Мы разговаривали четыре часа, я сидела, писала… Половину не поняла, что он говорил. Это просто тоже нужно сейчас все перебивать на компьютер и, я не знаю, переводить на английский, все это публиковать, потому что это настолько адски. Он даже рассказывал то же самое, что было в письме, но это все намного более адски в подробностях. Там просто невероятно.
— Переговоры через трубку — их никак не контролируют? Никто не слушает?
— Переговоры через трубку все прослушиваются, разумеется. Мне кажется, что наши переговоры там прослушивали всем начальством колонии. Но они же не могут ему запретить говорить обо всем об этом.
— Какая помощь нужна, какие действия?
— Я пока еще не знаю. У меня спрашивали, что могут сделать люди, которые не являются гражданами России — из Европы, Евросоюза… Я говорю всем одно и то же: нужно писать письма, нужно писать в Следственный комитет с требованием расследовать дело. Нужно писать, я не знаю, Москальковой, писать всему руководству ФСИН, писать требования перевезти Ильдара в больницу из-за состояния его здоровья. Как можно больше поднимать эту проблему, потому что сейчас пытаются все это дело замять. Я не знаю, ты в курсе или нет, из интервью Каляпина я знаю, что по колонии их водил мужчина с фамилией Федотов. Он бывший начальник «семерки» [колонии]. В 2012 году он был начальником «семерки», и тогда тоже шли сообщения о пытках. Потом все эти сообщения радостно были замяты, Федотов пошел на повышение, а Коссиев стал начальником «семерки». Понятно, что они будут покрывать Коссиева, они сделают все что угодно, чтобы это куда-то не дошло.
Все, у кого есть мозги, должны признать, что пыток не должно быть вообще. Нужно бороться с этим всем миром. Не знаю, сможем ли мы победить это во всех колониях. Именно в этой конкретной колонии все люди, которые принимали участие в пытках, должны быть наказаны, и в том числе должны понести уголовное наказание, а не только дисциплинарное. Это просто ясно как божий день.
— То есть нужна максимальная публичность, — это самое главное, что можно сделать.
— Ну да, потому что если публичности не будет, они смогут творить все что угодно. И единственный шанс — это привлекать внимание, в первую очередь — Москвы. Потому что в Карелии они все между собой повязаны.
— Как часто к Ильдару вообще можно попадать сейчас, как там с передачами?
— Передачи на строгих условиях содержания, куда его поместили незаконно, очевидным образом, можно передать раз в четыре месяца, свидания краткосрочные — раз в полгода и длительные раз в полгода, то есть четыре свидания в год.
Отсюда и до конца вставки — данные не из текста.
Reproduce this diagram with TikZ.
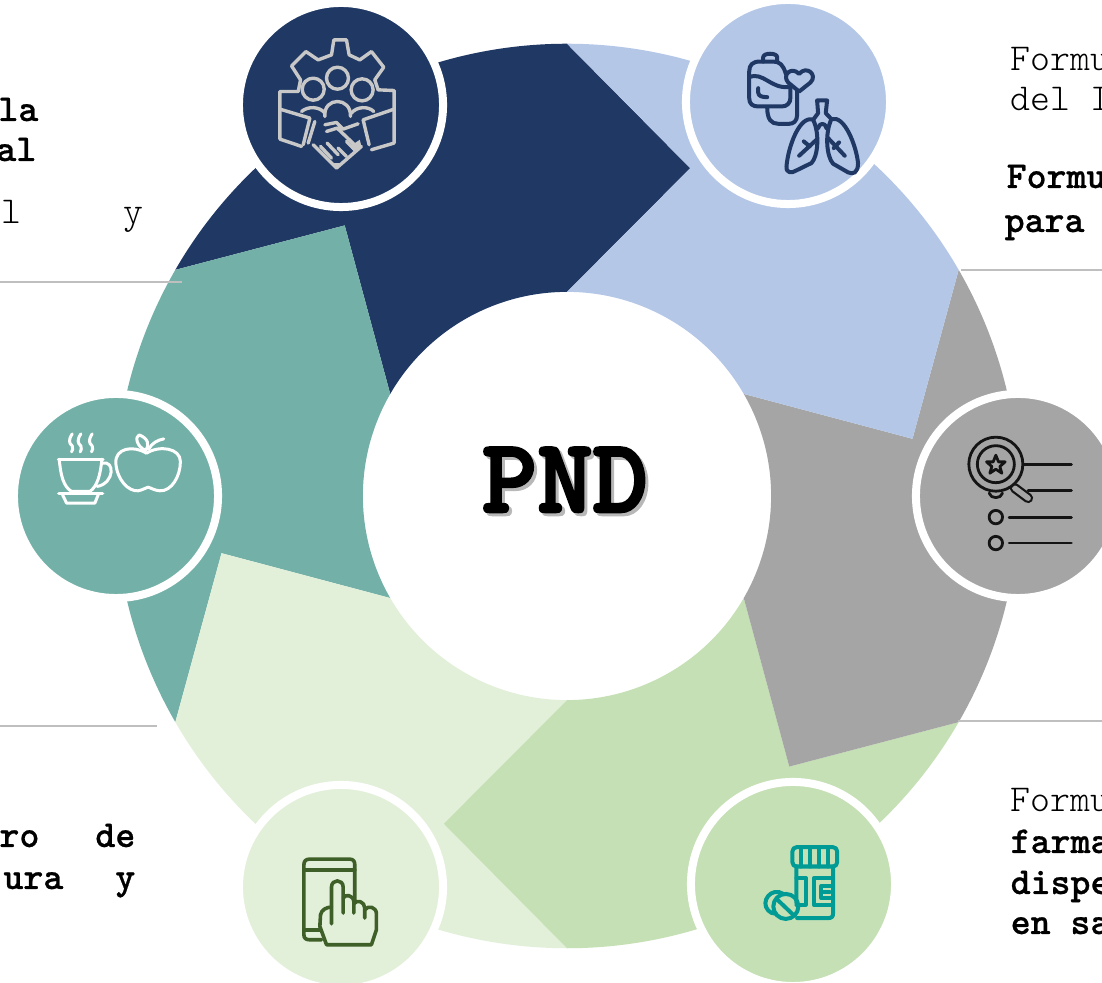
\documentclass[tikz,border=0pt]{standalone}
\usepackage{fontspec}
\newfontfamily\pndfont[FakeBold=2.5]{Latin Modern Mono Light}
\newfontfamily\lightfont{Latin Modern Mono Light}
\newfontfamily\heavyfont[FakeBold=0.6]{Latin Modern Mono Light}
\usetikzlibrary{calc}
\definecolor{navyseg}{HTML}{1F3864}
\definecolor{blueseg}{HTML}{B4C7E7}
\definecolor{grayseg}{HTML}{A5A5A5}
\definecolor{midgreen}{HTML}{C5E0B4}
\definecolor{palegreen}{HTML}{E2F0D9}
\definecolor{tealseg}{HTML}{73B1A8}
\definecolor{pillteal}{HTML}{009B95}
\definecolor{handgreen}{HTML}{3F5F28}
\definecolor{rulegray}{HTML}{BFBFBF}
\definecolor{gearline}{HTML}{C8C8C8}
\tikzset{
  bubble/.style={circle,draw=white,line width=0.08cm,minimum size=2.04cm,inner sep=0pt},
  plain/.style={font=\lightfont\fontsize{10.8pt}{13pt}\selectfont,anchor=base west,inner sep=0pt},
  strong/.style={font=\heavyfont\bfseries\fontsize{10.8pt}{13pt}\selectfont,anchor=base west,inner sep=0pt},
  rulemark/.style={rulegray,line width=0.02cm},
  icon/.style={x=0.00333cm,y=-0.00333cm,line cap=round,line join=round},
}
\begin{document}
\begin{tikzpicture}[x=0.01cm,y=-0.01cm]
\useasboundingbox (0,0) rectangle (1102,983);
\clip (0,0) rectangle (1102,983);
\fill[white] (0,0) rectangle (1102,983);
\begin{scope}[shift={(567,496)}]
\foreach \col [count=\i] in {navyseg,tealseg,palegreen,midgreen,grayseg,blueseg} {
  \pgfmathsetmacro{\a}{30+60*\i}
  \fill[\col] (\a:4.52cm) arc[start angle=\a,delta angle=60,radius=4.52cm]
    -- (\a+39.4:3.5cm) -- (\a+60:2.04cm)
    arc[start angle=\a+60,delta angle=-60,radius=2.04cm]
    -- (\a-20.6:3.5cm) -- cycle;
}
\end{scope}
\draw[rulemark] (961,270) -- (1102,270);
\draw[rulemark] (958,721) -- (1102,721);
\draw[rulemark] (0,282) -- (182,282);
\draw[rulemark] (0,726) -- (157,726);
\node[bubble,fill=navyseg] (gente) at (341,105) {};
\node[bubble,fill=blueseg] (pulmon) at (788,102) {};
\node[bubble,fill=grayseg] (lista) at (1018,496) {};
\node[bubble,fill=midgreen] (frasco) at (793,884) {};
\node[bubble,fill=palegreen] (tablet) at (341,887) {};
\node[bubble,fill=tealseg] (taza) at (116,496) {};
% gente
\begin{scope}[shift={(230,0)},icon,draw=gearline,line width=0.034cm]
\draw (215,440) -- (150,418) -- (150,275) -- (205,275) -- (212,240) -- (185,198) -- (228,155) -- (265,180) -- (305,165) -- (312,120) -- (350,120) -- (358,165) -- (390,180) -- (425,155) -- (462,202) -- (435,240) -- (445,270) -- (493,272) -- (493,430) -- (425,450);
\draw (323,235) circle[radius=0.11cm] (250,268) circle[radius=0.11cm] (397,270) circle[radius=0.11cm];
\draw (150,328) -- (240,355) -- (220,435) (493,328) -- (400,360) -- (418,435) (255,365) -- (235,430);
\draw (285,350) .. controls (280,290) and (365,290) .. (362,350);
\draw (215,335) .. controls (235,318) and (270,320) .. (285,340) (365,340) .. controls (380,320) and (415,318) .. (432,335);
\draw (285,375) -- (320,368) -- (340,388) -- (385,372) (290,395) -- (322,385) -- (385,445);
\draw (250,435) -- (320,505) -- (395,440);
\draw (272,440) -- (305,475) (292,430) -- (325,465) (325,445) -- (350,470) (350,425) -- (375,450);
\fill[gearline] (305,490) -- (320,505) -- (335,490) -- cycle (360,440) -- (390,420) -- (395,440) -- (375,458) -- cycle;
\end{scope}
% pulmon
\begin{scope}[shift={(680,0)},icon,draw=navyseg,line width=0.04cm]
\draw (318,222) .. controls (310,195) and (300,185) .. (280,185) -- (240,185) .. controls (218,185) and (208,195) .. (208,215) -- (208,295) .. controls (208,312) and (218,320) .. (235,320) -- (305,320) .. controls (322,320) and (332,310) .. (332,292) -- (332,262);
\draw (250,185) -- (250,172) .. controls (250,158) and (292,158) .. (292,172) -- (292,185);
\draw (208,232) .. controls (250,215) and (270,265) .. (325,262);
\draw (235,265) -- (235,278) .. controls (235,288) and (245,292) .. (262,292);
\draw (358,275) -- (325,248) .. controls (305,225) and (335,198) .. (358,222) .. controls (380,195) and (415,225) .. (392,248) -- cycle;
\draw (352,272) -- (352,345) .. controls (352,365) and (340,372) .. (328,372) -- (295,372) .. controls (275,372) and (262,360) .. (262,322);
\draw (412,302) -- (442,302) (412,302) -- (415,340) -- (400,360) (442,302) -- (438,340) -- (455,358);
\draw (400,360) .. controls (360,345) and (325,440) .. (320,500) .. controls (318,520) and (335,522) .. (350,512) -- (395,490) .. controls (415,470) and (420,400) .. (400,360);
\draw (455,358) .. controls (495,345) and (530,440) .. (535,490) .. controls (535,520) and (520,525) .. (505,518) -- (460,492) .. controls (440,470) and (435,400) .. (455,358);
\draw (410,420) -- (358,468) (372,425) -- (390,440) (445,415) -- (495,468) (478,428) -- (462,445);
\draw (415,385) .. controls (418,368) and (438,368) .. (440,385);
\end{scope}
% lista
\begin{scope}[shift={(900,380)},icon,draw=black!92,line width=0.028cm]
\draw[line width=0.1cm] (345,325) -- (385,355);
\draw[grayseg,line width=0.055cm] (345,325) -- (385,355);
\fill[grayseg] (288,253) circle[radius=0.27cm];
\draw (288,253) circle[radius=0.27cm] (288,253) circle[radius=0.185cm];
\draw (288,226) -- (296,246) -- (316,246) -- (300,260) -- (306,280) -- (288,268) -- (270,280) -- (276,260) -- (260,246) -- (280,246) -- cycle;
\draw (268,340) .. controls (272,358) and (304,358) .. (308,340);
\draw (372,255) -- (515,255) (385,333) -- (515,333) (328,412) -- (515,412) (328,490) -- (515,490);
\draw (288,412) circle[radius=0.067cm] (288,490) circle[radius=0.067cm];
\end{scope}
% frasco
\begin{scope}[shift={(680,770)},icon,draw=pillteal,line width=0.04cm]
\draw[rounded corners=0.04cm] (338,232) rectangle (472,290);
\draw (365,232) -- (365,290) (392,232) -- (392,290) (418,232) -- (418,290) (445,232) -- (445,290);
\draw (350,290) -- (350,400) (460,290) -- (460,430) .. controls (460,442) and (455,445) .. (445,445) -- (352,445);
\draw (350,325) -- (378,325) -- (378,405) -- (350,405);
\draw (460,325) -- (402,325) -- (402,405) -- (460,405);
\draw (460,348) -- (425,348) -- (425,385) -- (460,385) (425,367) -- (450,367);
\draw (318,410) circle[radius=0.125cm];
\draw (295,392) -- (340,435);
\draw (310,372) .. controls (275,350) and (240,395) .. (265,422) .. controls (270,428) and (278,432) .. (288,432);
\end{scope}
% tablet
\begin{scope}[shift={(230,770)},icon,draw=handgreen,line width=0.036cm]
\draw (275,510) -- (238,510) .. controls (228,510) and (222,505) .. (222,495) -- (222,285) .. controls (222,274) and (228,268) .. (238,268) -- (360,268) .. controls (370,268) and (375,274) .. (375,285) -- (375,395);
\draw (222,300) -- (375,300) (222,480) -- (272,480);
\draw (305,462) -- (305,352) .. controls (305,327) and (340,327) .. (340,352) -- (340,430);
\draw (340,385) .. controls (345,372) and (370,375) .. (372,395) -- (372,430);
\draw (372,402) .. controls (380,388) and (405,395) .. (405,415) -- (405,445);
\draw (405,420) .. controls (415,405) and (440,412) .. (440,432) -- (440,480) -- (425,525) -- (290,525) -- (270,470) -- (272,435) .. controls (275,420) and (290,412) .. (305,412);
\end{scope}
% taza
\begin{scope}[shift={(10,380)},icon,draw=white,line width=0.03cm]
\foreach \sx in {187,213,247} {
  \draw (\sx,162) .. controls (\sx-12,180) and (\sx-10,190) .. (\sx,198) .. controls (\sx+4,205) and (\sx,212) .. (\sx-2,216);
}
\draw (145,238) -- (280,238);
\draw (148,238) .. controls (152,285) and (160,320) .. (185,335) -- (240,335) .. controls (262,320) and (272,285) .. (276,238);
\draw (278,250) .. controls (315,240) and (315,310) .. (262,320);
\draw[line width=0.036cm] (147,341) -- (278,341);
\draw (158,345) -- (170,370) -- (255,370) -- (265,345);
\draw (410,220) .. controls (370,195) and (315,205) .. (318,250) .. controls (322,300) and (355,335) .. (385,333) .. controls (400,330) and (405,325) .. (415,322) .. controls (425,325) and (435,332) .. (450,333) .. controls (485,335) and (512,290) .. (512,245) .. controls (512,205) and (450,195) .. (410,220);
\draw (408,212) .. controls (380,200) and (375,170) .. (388,165) .. controls (415,175) and (420,195) .. (408,212);
\draw (417,208) .. controls (425,190) and (445,180) .. (462,177);
\end{scope}
\node[font=\pndfont\bfseries\fontsize{30pt}{30pt}\selectfont,text=black!28,inner sep=0pt,anchor=base] (sombra) at (568,515) {PND};
\node[font=\pndfont\bfseries\fontsize{30pt}{30pt}\selectfont,inner sep=0pt,anchor=base] (pnd) at (565,512) {PND};
\node[plain] (t1) at (1010,71) {Formu};
\node[plain] (t2) at (1010,111) {del I};
\node[strong] (t3) at (1006,188) {Formu};
\node[strong] (t4) at (1004,232) {para};
\node[plain] (t5) at (1010,812) {Formu};
\node[strong] (t6) at (1010,853) {farma};
\node[strong] (t7) at (1010,894) {dispe};
\node[strong] (t8) at (1010,934) {en sa};
\node[strong,anchor=base east] (t9) at (39,121) {la};
\node[strong,anchor=base east] (t10) at (37,161) {al};
\node[plain,anchor=base east] (t11) at (144,224) {l\hspace*{1.02cm}y};
\node[strong,anchor=base east] (t12) at (136,847) {ro\hspace*{0.56cm}de};
\node[strong,anchor=base east] (t13) at (136,889) {ura\hspace*{0.52cm}y};
\end{tikzpicture}
\end{document}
На длительное он обещал написать заявление. Но это проблема, потому что он не может там писать, как я говорила, им не дают времени на то, чтобы писать. Мне надо прийти в колонию и сказать — дайте мне длительное свидание». Не факт, что дадут.
* * *
Активист Ильдар Дадин — первый в России осужденный по статье 212.1 Уголовного кодекса («Неоднократное нарушение установленного порядка организации либо проведения собрания, митинга, демонстрации, шествия или пикетирования»).
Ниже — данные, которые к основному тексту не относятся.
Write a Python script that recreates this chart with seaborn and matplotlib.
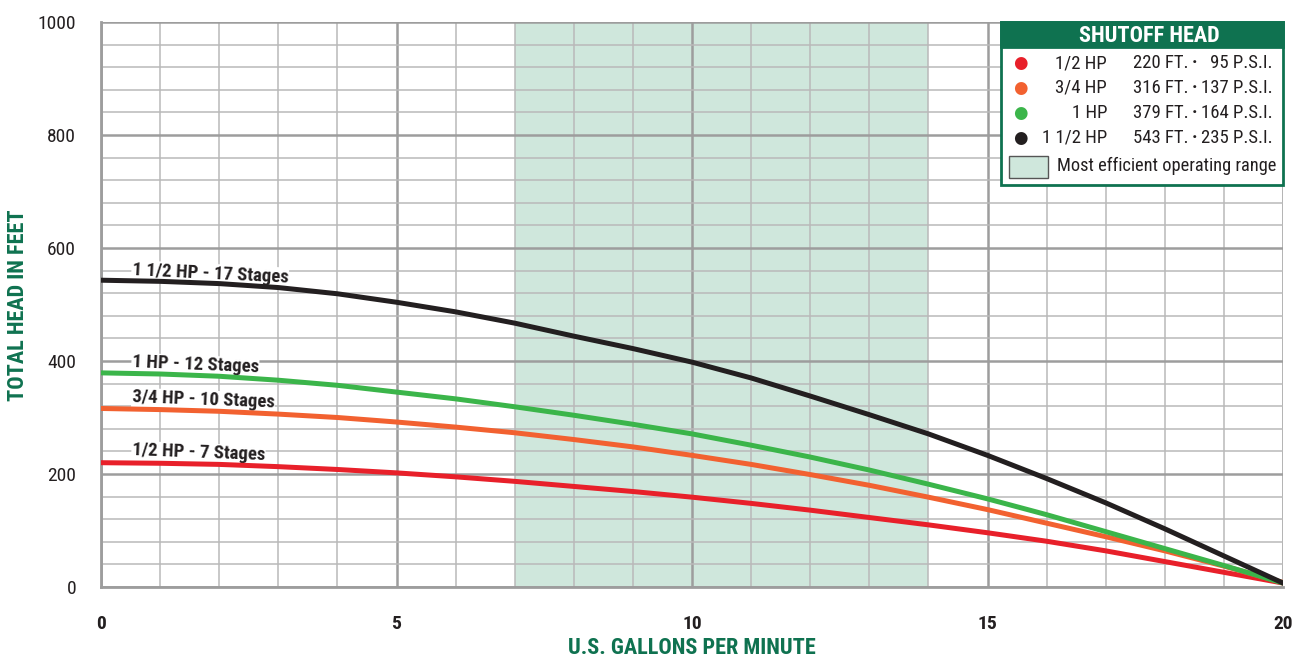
import numpy as np
import pandas as pd
import matplotlib
matplotlib.use("Agg")
import matplotlib.pyplot as plt
import seaborn as sns
from matplotlib.patches import Rectangle
from matplotlib.ticker import MultipleLocator

# ---- data ----
gpm = list(range(0, 21))
head_half = [220, 219, 217, 213, 208, 202, 195, 187, 178, 169, 159,
             148, 136, 123, 110, 96, 81, 64, 45, 26, 7]
head_three_q = [316, 314, 311, 306, 300, 292, 283, 273, 261, 248, 233,
                217, 199, 180, 159, 137, 113, 89, 64, 37, 8]
head_one = [379, 377, 373, 366, 357, 345, 333, 319, 304, 288, 271,
            251, 230, 207, 182, 156, 128, 98, 68, 38, 7]
head_one_half = [543, 541, 537, 530, 519, 504, 487, 467, 444, 422, 398,
                 370, 338, 305, 271, 233, 192, 149, 103, 55, 7]

models = ["1/2 HP", "3/4 HP", "1 HP", "1 1/2 HP"]
curve_labels = ["1/2 HP - 7 Stages", "3/4 HP - 10 Stages",
                "1 HP - 12 Stages", "1 1/2 HP - 17 Stages"]
shutoff_ft = ["220 FT.", "316 FT.", "379 FT.", "543 FT."]
shutoff_psi = ["95 P.S.I.", "137 P.S.I.", "164 P.S.I.", "235 P.S.I."]
colors = ["#e8202a", "#f26130", "#3bb54a", "#231f20"]
efficient_range = (7, 14)

df = pd.DataFrame({
    "gpm": gpm * 4,
    "head": head_half + head_three_q + head_one + head_one_half,
    "model": sum([[m] * len(gpm) for m in models], []),
})

sns.set_style("white")
FONT = ["Roboto Condensed", "DejaVu Sans"]
plt.rcParams["font.family"] = FONT

green = "#0f7250"
ink = "#231f20"
grid_major = "#9d9d9d"
grid_minor = "#b9b9b9"

W, H = 1297, 660
def fx(px):
    return px / W
def fy(py):
    return 1 - py / H

fig = plt.figure(figsize=(12.97, 6.6), dpi=100)
ax = fig.add_axes([fx(101), fy(587), fx(1283) - fx(101), fy(22) - fy(587)])

# efficient operating range
ax.axvspan(*efficient_range, color="#cfe7dc", zorder=0, lw=0)

# grid
ax.set_xlim(0, 20)
ax.set_ylim(0, 1000)
ax.xaxis.set_major_locator(MultipleLocator(5))
ax.xaxis.set_minor_locator(MultipleLocator(1))
ax.yaxis.set_major_locator(MultipleLocator(200))
ax.yaxis.set_minor_locator(MultipleLocator(40))
ax.grid(which="major", color=grid_major, lw=1.8, zorder=1)
ax.grid(which="minor", color=grid_minor, lw=1.1, zorder=1)
ax.set_axisbelow(True)

sns.lineplot(data=df, x="gpm", y="head", hue="model", palette=colors,
             hue_order=models, lw=3.6, ax=ax, legend=False, zorder=3)

for sp in ["top", "right"]:
    ax.spines[sp].set_visible(False)
for sp in ["left", "bottom"]:
    ax.spines[sp].set_color(grid_major)
    ax.spines[sp].set_linewidth(2)

ax.tick_params(axis="y", which="major", length=6, width=2, color=grid_major,
               labelsize=14, labelcolor=ink, pad=12)
ax.tick_params(axis="x", which="major", length=6, width=2, color=grid_major,
               labelsize=14, labelcolor=ink, pad=14)
ax.tick_params(which="minor", length=0)
for lab in ax.get_xticklabels():
    lab.set_fontweight("bold")
for lab in ax.get_yticklabels():
    lab.set_fontweight("normal")

ax.set_xlabel("")
ax.set_ylabel("")
fig.text(fx(692), fy(648), "U.S. GALLONS PER MINUTE", fontsize=16,
         fontweight="bold", color=green, ha="center", va="center")
fig.text(fx(18), fy(305), "TOTAL HEAD IN FEET", fontsize=16,
         fontweight="bold", color=green, ha="center", va="center",
         rotation=90)

# curve labels
label_pos = [(0.52, 233), (0.52, 327), (0.52, 389), (0.52, 553)]
label_rot = [-2.2, -2.2, -2.4, -2.8]
for txt, (lx, ly), rot in zip(curve_labels, label_pos, label_rot):
    ax.text(lx, ly, txt, fontsize=13.5, fontweight="bold", color=ink,
            rotation=rot, rotation_mode="anchor", va="baseline", ha="left",
            zorder=2,
            bbox=dict(facecolor="white", edgecolor="none", pad=0.4))

# legend box (figure pixel coords)
fig.patches.append(Rectangle((fx(1001), fy(185)), fx(1283) - fx(1001),
                             fy(22) - fy(185), transform=fig.transFigure,
                             facecolor="white", edgecolor=green, lw=2, zorder=5))
fig.patches.append(Rectangle((fx(1001), fy(47)), fx(1283) - fx(1001),
                             fy(22) - fy(47), transform=fig.transFigure,
                             facecolor=green, edgecolor=green, lw=2, zorder=6))
fig.text(fx(1149), fy(36), "SHUTOFF HEAD", color="white", fontsize=16,
         fontweight="bold", ha="center", va="center", zorder=7)

row_y = [63, 88, 113, 138]
for c, m, ft, psi, ry in zip(colors, models, shutoff_ft, shutoff_psi, row_y):
    fig.text(fx(1020), fy(ry), "\u25cf", color=c, fontsize=12,
             ha="center", va="center", family="DejaVu Sans", zorder=7)
    fig.text(fx(1107), fy(ry), m, fontsize=13.5, ha="right", va="center",
             color=ink, zorder=7)
    fig.text(fx(1133), fy(ry), ft, fontsize=13.5, ha="left",
             va="center", color=ink, zorder=7)
    fig.text(fx(1195), fy(ry), "\u00b7", fontsize=14, ha="center",
             va="center", color=ink, zorder=7, fontweight="bold")
    fig.text(fx(1273), fy(ry), psi, fontsize=13.5, ha="right", va="center",
             color=ink, zorder=7)

fig.patches.append(Rectangle((fx(1009), fy(178)), fx(1048) - fx(1009),
                             fy(156) - fy(178), transform=fig.transFigure,
                             facecolor="#cfe7dc", edgecolor="#555555", lw=1,
                             zorder=7))
fig.text(fx(1057), fy(166), "Most efficient operating range", fontsize=13.2,
         ha="left", va="center", color=ink, zorder=7)

fig.savefig("out.png", dpi=100)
В сентябре 2016 года он был этапирован в карельскую исправительную колонию № 7 в городе Сегежа, откуда через адвоката сообщил супруге о пытках. В колонию к Дадину приезжали члены Совета по правам человека при президенте России Игорь Каляпин и Павел Чиков, которые пришли к выводу, что жалобы «подтверждаются на местности«. Федеральный уполномоченный по правам человека Татьяна Москалькова после встречи с Дадиным рекомендовала перевести его в другую колонию.
В защиту Дадина прошли десятки акций в России и за рубежом. Международная правозащитная организация Amnesty International признала активиста узником совести.